Never make the mistake of thinking that you’re the only voice your prospective client or customer has to contend with on any given day. You probably know what it’s like to have an inbox full of noise, so do your prospect a favor and make it easy for them to quickly see who you are and what you’re bringing to the table.
Remind your prospective client about what it is you have to offer. This can be a quick, succinct, one-sentence description.
So, to marry the first and second follow up email components, we find ourselves with this:
“Hi there, It’s me, David, maker of the World’s Best Office Chairs. I just wanted to drop you another line, as I think our office chairs really are the superior product on the market, and I believe your office could benefit from their ergonomic construction, beautiful aesthetic design, and extremely reasonable price point.”
See? Easy. A quick, brief introduction, that repositions who you are, that you’ve already reached out, and what you have to offer your prospective client. Stick to a clear value proposition, where you illustrate exactly what your product or service does best, and how it can help your prospective client or customer.
(As a side note, please refrain from naming your business something that clunky—you’ll probably get even fewer responses that way. I take full responsibility for fictional David and his poor choice of a business name.)
Image via Unsplash.
3. A supremely catchy subject line
Here is where things start to get interesting—and also more complicated.
A quick side note about your sales emails—including follow up emails:
It’s a good idea to be tracking the metrics related to your sales emails from the get go, with a tool like Hubspot (my personal favorite) or something similar. Did your prospective clients ignore your email entirely? Did they open it, but not respond? Did they click any links within your email? Get a clear sense of where you lost them, and pay extra close attention to trying something new at that stage.
So, if they didn’t engage with your email, period? You’re going to want to pay extra attention to a catchy subject line. Maybe they opened, but didn’t take any further action? Component number four, the hook within the body of the email, is probably going to be your main area of focus. If they clicked but didn’t respond, you might want to do some further digging as to why you lost their interest that late in the game (are your services priced too high? Is the page you linked to confusing? Are you not tailoring your service to the prospective client well enough? There are many things you can test here).

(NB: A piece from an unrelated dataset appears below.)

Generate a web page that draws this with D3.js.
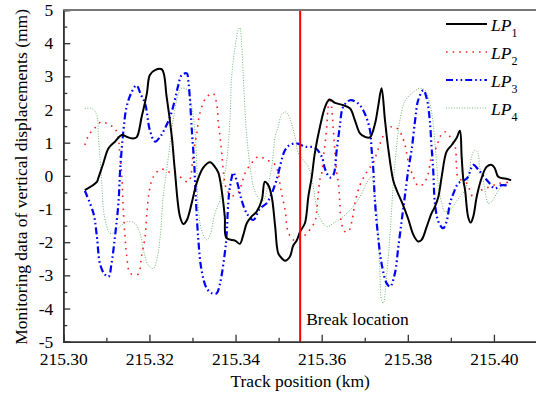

Okay—back to subject lines. How did you title your email? Was it something super generic and snooze-worthy? You might want to spice things up a little.
There is a wealth of knowledge on the components of a great subject line—but the problem is, people often apply this knowledge to things like blog posts, but forget to think about it in terms of their sales emails. While straightforward and to the point is often a good sales strategy, if you really want to boost your sales email open rates, make sure your email subject lines are catchy.
So, your email needs a catchy, attention-grabbing subject line. For some inspiration, Hubspot has some great articles on the best subject lines (and being email marketing experts, they are a great source to draw inspiration from).
4. A hook within the body of the email
In the same vein as a catchy title, consider how you can hook your prospective client back within the body of your follow up email.
Was your initial email too dry and to the point? Consider taking a humorous approach. Did your first contact just include a wall of text? Maybe some images of your product or service, or photos of other happy, satisfied customers will help make your sales emails feel more engaging. Perhaps you could leverage a current (keyword: current) meme or funny industry-related joke within the body of your message, to get your prospective client laughing and encourage them to keep reading.
Which brings me to the final component…
Image via Pixabay.
5. A tactic that is a departure from your original strategy
Do something different. What have you got to lose?
If you stuck with the facts and a formal tone with your initial email, consider a bolder, more lighthearted approach. Remember, you’ve already heard radio silence from your prospective client—your follow up is a chance to get them back, so don’t waste that chance doing the same old thing you did the first time.
We often hear it quoted that insanity is “doing the same thing over and over again and expecting different results”; while I wouldn’t call it insane to stick to your original sales email strategy when following up, it is definitely not outside the box thinking, which is what you really ought to be employing right now. Again, what do you have to lose? You might just stand out from the crowd of boring emails enough to snag a new client or customer.
For inspiration here, look to Hubspot’s list of funny, unconventional sales email formats—I particularly love number two. It’s cheeky, different, and memorable, and it might just make the difference between a follow up email that gets ignored, and one that actually helps you make the sale.